§ EXERCISE AIM: Every line from the start of the records through the line with "import * as" is to be written out exactly; pictures are not.

§ STORED DATA:
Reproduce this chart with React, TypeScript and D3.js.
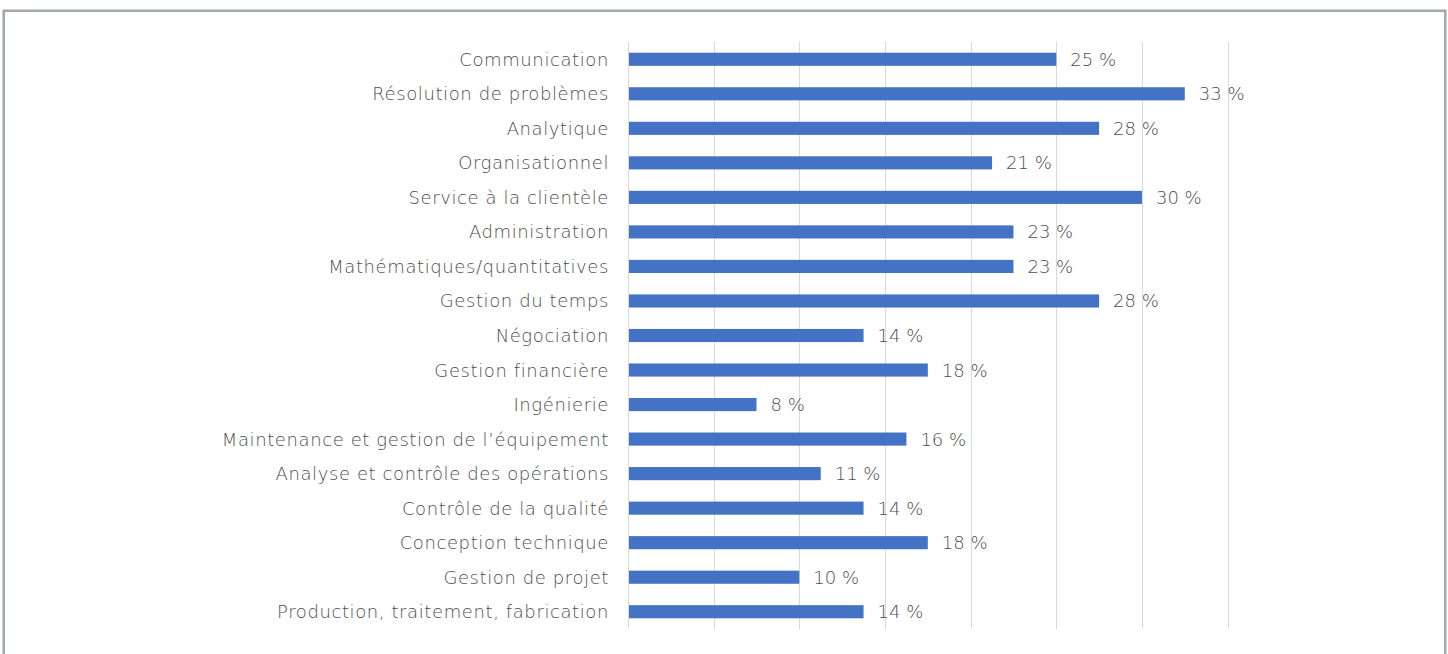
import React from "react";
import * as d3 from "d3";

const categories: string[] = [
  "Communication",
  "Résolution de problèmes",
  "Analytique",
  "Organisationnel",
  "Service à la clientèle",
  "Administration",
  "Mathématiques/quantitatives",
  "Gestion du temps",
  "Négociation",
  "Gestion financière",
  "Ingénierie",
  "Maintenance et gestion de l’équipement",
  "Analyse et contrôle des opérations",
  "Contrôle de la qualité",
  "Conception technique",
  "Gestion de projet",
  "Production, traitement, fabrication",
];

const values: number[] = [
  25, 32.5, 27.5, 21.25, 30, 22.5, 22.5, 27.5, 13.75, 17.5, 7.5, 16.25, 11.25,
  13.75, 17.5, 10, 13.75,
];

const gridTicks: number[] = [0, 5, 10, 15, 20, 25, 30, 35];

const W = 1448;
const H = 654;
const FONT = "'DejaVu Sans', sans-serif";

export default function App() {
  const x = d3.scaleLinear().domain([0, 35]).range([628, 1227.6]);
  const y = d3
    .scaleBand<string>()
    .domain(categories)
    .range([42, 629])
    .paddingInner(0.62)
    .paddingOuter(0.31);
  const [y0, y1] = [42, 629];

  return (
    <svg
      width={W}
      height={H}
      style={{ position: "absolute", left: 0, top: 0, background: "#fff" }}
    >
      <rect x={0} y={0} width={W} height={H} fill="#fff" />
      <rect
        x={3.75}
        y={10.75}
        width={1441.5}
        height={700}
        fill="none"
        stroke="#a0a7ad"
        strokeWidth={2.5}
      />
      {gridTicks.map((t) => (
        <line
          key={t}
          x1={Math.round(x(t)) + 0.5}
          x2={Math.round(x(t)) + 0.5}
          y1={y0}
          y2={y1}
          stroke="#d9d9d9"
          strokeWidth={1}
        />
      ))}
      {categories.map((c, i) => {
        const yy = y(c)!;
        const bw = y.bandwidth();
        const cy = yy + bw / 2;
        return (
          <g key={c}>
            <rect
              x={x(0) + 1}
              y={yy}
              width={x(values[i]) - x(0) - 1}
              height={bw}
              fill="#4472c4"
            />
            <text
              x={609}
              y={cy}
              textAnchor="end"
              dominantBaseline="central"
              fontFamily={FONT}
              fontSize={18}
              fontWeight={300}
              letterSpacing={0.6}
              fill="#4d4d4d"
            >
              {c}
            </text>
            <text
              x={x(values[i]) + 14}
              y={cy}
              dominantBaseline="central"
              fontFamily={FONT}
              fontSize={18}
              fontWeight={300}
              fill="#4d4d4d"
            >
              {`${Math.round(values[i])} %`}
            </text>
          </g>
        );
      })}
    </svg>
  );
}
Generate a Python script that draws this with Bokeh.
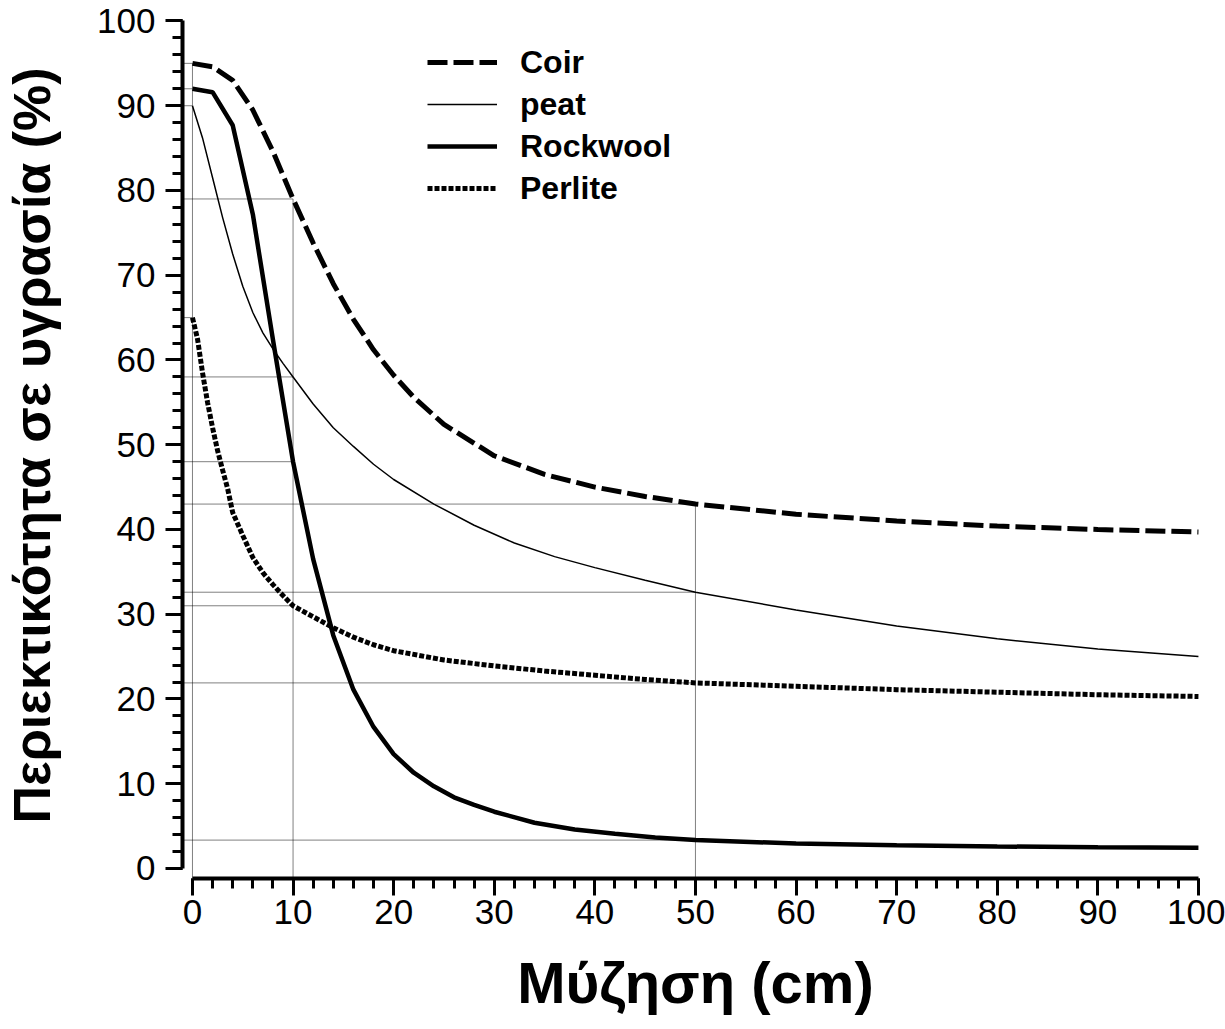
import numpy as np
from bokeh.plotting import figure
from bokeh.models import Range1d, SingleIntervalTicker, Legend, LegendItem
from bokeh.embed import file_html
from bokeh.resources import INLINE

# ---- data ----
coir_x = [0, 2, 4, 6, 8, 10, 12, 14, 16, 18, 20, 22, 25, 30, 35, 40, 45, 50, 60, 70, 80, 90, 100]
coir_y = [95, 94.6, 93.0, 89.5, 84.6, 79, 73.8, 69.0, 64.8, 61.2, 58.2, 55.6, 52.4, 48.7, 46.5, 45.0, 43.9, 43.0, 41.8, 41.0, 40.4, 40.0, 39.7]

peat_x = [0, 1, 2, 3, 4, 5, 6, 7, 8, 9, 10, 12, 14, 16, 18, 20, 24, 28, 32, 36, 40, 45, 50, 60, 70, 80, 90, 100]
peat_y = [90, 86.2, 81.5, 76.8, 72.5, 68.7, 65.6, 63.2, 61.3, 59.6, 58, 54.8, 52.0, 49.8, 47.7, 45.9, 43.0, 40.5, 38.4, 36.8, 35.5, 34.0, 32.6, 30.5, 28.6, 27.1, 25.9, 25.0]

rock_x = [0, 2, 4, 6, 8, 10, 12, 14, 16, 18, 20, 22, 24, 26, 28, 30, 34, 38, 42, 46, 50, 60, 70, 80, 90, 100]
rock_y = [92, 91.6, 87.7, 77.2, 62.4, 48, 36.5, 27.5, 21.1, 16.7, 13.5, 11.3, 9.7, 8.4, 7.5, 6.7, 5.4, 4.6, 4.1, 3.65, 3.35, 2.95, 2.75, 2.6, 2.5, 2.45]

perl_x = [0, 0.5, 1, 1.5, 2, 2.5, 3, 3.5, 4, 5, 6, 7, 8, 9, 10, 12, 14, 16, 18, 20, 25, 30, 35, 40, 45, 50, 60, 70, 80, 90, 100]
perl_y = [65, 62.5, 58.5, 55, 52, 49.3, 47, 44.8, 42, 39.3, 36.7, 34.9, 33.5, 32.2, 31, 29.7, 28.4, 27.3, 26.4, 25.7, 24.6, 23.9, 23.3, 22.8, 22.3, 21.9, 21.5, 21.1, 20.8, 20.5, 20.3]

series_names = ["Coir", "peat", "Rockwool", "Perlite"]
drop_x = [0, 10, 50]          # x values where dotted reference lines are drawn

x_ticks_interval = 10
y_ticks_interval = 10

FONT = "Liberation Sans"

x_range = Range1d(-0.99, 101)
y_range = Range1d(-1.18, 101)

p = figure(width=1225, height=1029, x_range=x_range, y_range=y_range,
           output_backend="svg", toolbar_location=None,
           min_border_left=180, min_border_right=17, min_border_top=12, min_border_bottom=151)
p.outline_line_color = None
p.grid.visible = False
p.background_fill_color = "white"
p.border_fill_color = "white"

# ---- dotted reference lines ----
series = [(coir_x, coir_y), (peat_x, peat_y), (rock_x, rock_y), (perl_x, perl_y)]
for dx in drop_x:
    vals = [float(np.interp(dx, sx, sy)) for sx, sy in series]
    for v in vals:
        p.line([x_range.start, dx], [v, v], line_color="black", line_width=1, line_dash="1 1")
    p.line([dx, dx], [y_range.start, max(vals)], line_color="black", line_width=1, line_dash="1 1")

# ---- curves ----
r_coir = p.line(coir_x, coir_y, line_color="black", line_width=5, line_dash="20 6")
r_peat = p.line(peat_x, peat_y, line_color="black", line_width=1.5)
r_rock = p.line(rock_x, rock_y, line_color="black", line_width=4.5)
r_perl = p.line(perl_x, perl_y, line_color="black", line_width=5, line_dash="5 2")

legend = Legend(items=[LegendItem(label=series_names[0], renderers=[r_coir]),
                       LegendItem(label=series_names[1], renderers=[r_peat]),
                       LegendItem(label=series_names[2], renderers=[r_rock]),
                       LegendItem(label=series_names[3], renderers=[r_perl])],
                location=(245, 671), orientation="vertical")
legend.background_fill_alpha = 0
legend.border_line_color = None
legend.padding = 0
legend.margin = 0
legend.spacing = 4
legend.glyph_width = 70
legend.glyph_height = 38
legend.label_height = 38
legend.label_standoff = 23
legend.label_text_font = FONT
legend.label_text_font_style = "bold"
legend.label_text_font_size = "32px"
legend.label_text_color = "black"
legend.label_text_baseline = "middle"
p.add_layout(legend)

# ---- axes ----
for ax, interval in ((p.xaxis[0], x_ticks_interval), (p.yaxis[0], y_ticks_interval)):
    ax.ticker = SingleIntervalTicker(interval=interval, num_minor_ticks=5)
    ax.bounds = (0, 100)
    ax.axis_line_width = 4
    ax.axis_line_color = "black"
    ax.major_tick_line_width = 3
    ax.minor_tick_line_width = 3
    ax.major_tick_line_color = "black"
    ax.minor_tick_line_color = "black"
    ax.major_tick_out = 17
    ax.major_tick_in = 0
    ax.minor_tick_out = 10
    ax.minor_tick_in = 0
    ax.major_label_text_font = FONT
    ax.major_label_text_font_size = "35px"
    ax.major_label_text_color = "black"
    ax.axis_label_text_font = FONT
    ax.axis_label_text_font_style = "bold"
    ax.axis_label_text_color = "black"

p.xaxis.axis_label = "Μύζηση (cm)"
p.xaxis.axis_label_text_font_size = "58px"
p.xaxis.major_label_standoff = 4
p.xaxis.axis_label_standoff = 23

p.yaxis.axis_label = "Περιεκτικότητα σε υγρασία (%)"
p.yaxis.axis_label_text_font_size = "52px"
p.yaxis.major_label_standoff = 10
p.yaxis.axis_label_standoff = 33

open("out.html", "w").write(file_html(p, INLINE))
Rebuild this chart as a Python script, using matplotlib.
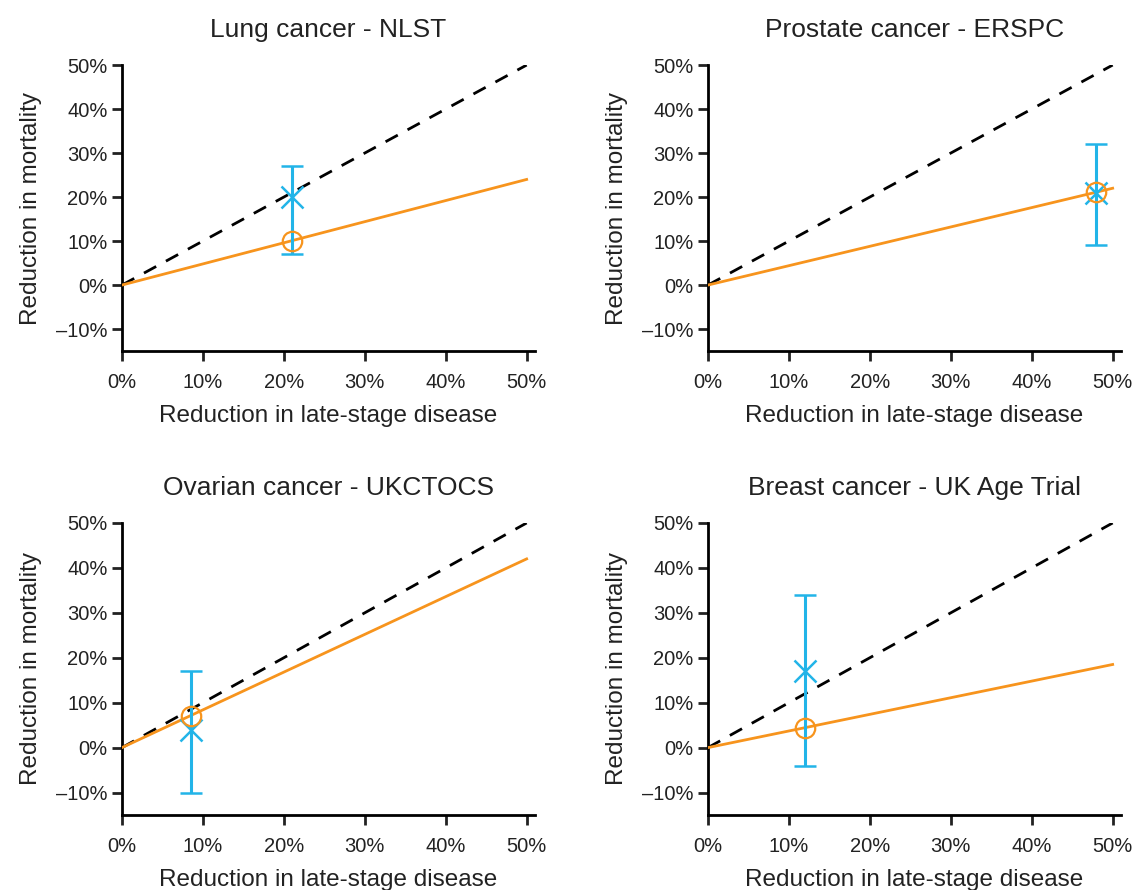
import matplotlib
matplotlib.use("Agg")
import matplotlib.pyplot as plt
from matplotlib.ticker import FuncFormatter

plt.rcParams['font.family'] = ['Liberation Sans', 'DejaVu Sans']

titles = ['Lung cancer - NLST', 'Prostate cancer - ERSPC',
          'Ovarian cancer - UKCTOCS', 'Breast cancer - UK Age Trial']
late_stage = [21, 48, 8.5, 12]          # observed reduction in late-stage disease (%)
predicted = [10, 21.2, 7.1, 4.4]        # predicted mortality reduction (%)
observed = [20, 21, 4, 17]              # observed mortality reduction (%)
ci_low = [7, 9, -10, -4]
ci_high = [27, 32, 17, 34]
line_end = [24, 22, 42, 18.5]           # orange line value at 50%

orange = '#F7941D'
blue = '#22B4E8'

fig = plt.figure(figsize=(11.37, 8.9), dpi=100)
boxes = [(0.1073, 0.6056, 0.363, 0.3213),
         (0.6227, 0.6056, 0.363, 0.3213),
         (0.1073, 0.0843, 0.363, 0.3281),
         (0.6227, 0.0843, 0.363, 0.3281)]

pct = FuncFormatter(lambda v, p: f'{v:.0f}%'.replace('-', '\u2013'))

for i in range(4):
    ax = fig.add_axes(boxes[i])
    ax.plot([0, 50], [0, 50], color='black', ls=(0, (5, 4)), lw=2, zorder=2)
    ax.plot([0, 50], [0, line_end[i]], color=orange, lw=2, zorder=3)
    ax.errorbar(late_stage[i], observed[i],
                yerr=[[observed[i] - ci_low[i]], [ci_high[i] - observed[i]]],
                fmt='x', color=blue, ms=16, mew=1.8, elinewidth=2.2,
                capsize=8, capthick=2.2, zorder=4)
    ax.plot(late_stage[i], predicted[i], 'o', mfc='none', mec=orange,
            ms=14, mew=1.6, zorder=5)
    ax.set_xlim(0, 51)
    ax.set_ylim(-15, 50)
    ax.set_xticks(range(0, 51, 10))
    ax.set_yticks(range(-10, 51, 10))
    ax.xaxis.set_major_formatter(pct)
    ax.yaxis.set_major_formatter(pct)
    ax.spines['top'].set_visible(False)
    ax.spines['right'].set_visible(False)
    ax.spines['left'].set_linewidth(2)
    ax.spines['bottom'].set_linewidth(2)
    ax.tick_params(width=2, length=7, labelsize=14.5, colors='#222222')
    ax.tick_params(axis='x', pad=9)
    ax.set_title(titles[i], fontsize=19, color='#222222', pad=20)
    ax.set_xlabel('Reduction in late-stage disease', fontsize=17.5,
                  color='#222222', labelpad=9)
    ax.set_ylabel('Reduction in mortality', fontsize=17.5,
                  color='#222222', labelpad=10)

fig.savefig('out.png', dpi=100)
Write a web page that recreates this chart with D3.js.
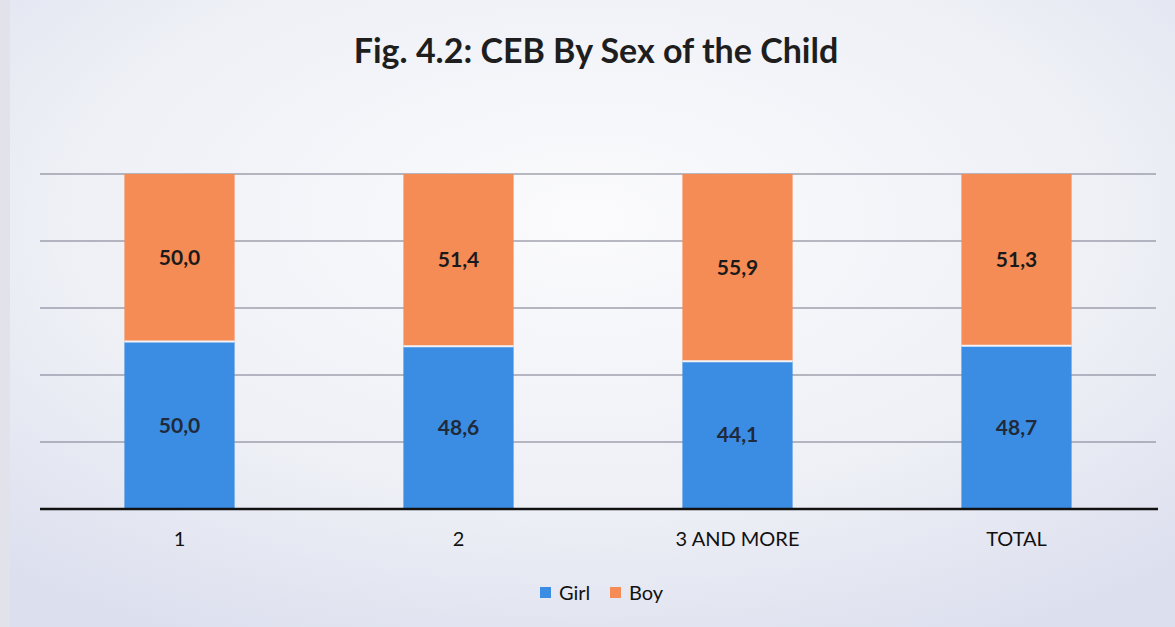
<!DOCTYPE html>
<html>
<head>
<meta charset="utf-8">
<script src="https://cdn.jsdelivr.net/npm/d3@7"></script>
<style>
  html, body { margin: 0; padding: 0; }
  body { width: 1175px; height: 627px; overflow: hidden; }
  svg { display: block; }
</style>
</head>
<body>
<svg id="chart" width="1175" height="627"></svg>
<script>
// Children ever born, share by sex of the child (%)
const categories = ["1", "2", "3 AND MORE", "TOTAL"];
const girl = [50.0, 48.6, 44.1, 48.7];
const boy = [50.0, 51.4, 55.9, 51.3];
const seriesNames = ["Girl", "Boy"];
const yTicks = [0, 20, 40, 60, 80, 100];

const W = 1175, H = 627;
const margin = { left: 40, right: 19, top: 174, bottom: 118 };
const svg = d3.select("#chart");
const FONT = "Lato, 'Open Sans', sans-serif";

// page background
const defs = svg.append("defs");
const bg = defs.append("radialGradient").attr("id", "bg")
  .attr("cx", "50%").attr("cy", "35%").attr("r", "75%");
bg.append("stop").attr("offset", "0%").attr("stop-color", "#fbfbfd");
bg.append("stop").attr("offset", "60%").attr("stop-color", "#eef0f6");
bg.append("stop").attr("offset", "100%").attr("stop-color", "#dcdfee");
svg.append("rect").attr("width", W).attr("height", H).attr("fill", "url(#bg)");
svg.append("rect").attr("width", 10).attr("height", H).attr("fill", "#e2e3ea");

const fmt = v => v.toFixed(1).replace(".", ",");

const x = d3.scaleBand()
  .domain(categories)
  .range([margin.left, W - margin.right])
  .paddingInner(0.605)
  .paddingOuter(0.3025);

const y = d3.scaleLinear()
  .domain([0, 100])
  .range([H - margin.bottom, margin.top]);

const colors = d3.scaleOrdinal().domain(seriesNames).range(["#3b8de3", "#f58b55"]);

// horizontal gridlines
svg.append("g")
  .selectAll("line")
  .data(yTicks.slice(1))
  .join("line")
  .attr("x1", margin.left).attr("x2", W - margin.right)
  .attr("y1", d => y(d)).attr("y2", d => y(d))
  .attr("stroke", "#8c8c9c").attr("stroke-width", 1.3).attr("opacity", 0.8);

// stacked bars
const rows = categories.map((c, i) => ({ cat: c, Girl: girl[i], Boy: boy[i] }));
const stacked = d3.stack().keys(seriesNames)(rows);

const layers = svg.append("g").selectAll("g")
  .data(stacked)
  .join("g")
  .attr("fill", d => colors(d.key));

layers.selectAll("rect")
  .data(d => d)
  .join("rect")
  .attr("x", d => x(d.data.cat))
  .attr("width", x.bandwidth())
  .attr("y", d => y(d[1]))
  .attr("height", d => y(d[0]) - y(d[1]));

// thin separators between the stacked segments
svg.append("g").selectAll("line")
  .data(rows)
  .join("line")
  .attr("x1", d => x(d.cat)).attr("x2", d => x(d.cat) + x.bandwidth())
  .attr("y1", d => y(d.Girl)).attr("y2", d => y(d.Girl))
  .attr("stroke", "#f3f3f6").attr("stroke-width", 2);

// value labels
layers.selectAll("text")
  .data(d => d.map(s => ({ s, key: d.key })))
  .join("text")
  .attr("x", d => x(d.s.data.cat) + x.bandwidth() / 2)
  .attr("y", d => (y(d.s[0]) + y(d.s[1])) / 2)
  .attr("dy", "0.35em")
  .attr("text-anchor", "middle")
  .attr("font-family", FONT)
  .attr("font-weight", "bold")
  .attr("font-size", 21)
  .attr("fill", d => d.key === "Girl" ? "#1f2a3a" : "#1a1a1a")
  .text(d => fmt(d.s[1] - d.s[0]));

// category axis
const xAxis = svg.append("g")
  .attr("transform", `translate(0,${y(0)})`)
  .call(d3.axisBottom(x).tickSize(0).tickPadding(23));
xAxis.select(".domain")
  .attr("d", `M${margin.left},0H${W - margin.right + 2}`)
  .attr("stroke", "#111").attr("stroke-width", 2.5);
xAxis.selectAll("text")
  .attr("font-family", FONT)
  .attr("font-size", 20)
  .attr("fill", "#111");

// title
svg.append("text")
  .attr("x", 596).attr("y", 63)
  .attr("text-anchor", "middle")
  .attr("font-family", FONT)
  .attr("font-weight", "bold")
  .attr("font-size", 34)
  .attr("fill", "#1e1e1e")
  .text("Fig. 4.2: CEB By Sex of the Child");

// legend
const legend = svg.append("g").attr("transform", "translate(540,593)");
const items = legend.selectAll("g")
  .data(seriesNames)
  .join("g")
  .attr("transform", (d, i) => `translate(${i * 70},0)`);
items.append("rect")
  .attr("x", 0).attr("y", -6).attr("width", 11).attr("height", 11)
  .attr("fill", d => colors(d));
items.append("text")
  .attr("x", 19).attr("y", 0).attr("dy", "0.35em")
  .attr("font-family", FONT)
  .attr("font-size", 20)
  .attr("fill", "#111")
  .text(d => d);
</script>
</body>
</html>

§ FINISHED TASK:
Reproduce this chart with React, TypeScript and D3.js.
import React from "react";
import * as d3 from "d3";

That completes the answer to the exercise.